Serve hot, pile on your toppings, and feel smug that you’re eating something that tastes like fast food but counts as “diet food.”
Tips From the School of Hard Broths
- Beef too boring? Swap in ground turkey, chicken, or even venison if you’re feeling medieval.
- Sodium is sneaky. Go easy on added salt until the end. The cheese has opinions.
- No sour cream? Skip it. The soup will survive, though you’ll miss that tangy little wink.
- Meal prep? This reheats like a dream and freezes like a champ.
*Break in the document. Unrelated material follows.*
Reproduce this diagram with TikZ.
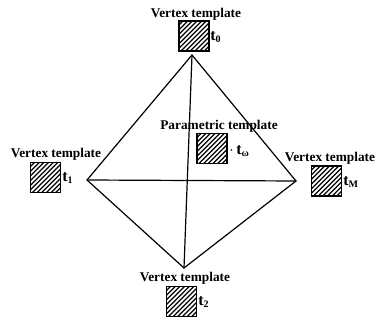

Pro move: use Souper Cubes so you can pop out frozen soup bricks like adult-sized Lego.
What to Serve with This Soup (Besides a Smirk)
Sure, it’s a “meal in a bowl,” but if you’re one of those people who need sides:
- A crisp Greek salad (for when you want to feel European).
- Roasted veggies (because fiber is still a thing).
- Or nothing. Just pour another bowl and own it.
FAQ: Because You’re Definitely Thinking This
Q: Can I add pickles to the soup?
A: Yes. Dice them up, toss them in, and thank me later.
Q: Is this actually keto?
A: With just 3 net carbs per serving, yeah—it’s practically the poster child for keto.
Q: Can I freeze it?
A: Absolutely. In fact, freeze two portions and forget about them. Future You will weep with gratitude.
The Final Pitch
This isn’t diet food disguised as soup. This is cheeseburger soup disguised as dinner. It’s fast (30 minutes, tops), cheap (you probably have half the stuff already), and indulgent enough that you’ll forget you’re technically following rules.
One bowl in, you’ll start thinking dangerous thoughts like: Maybe I don’t need bread. Maybe soup can be sexy. Maybe this is what enlightenment tastes like.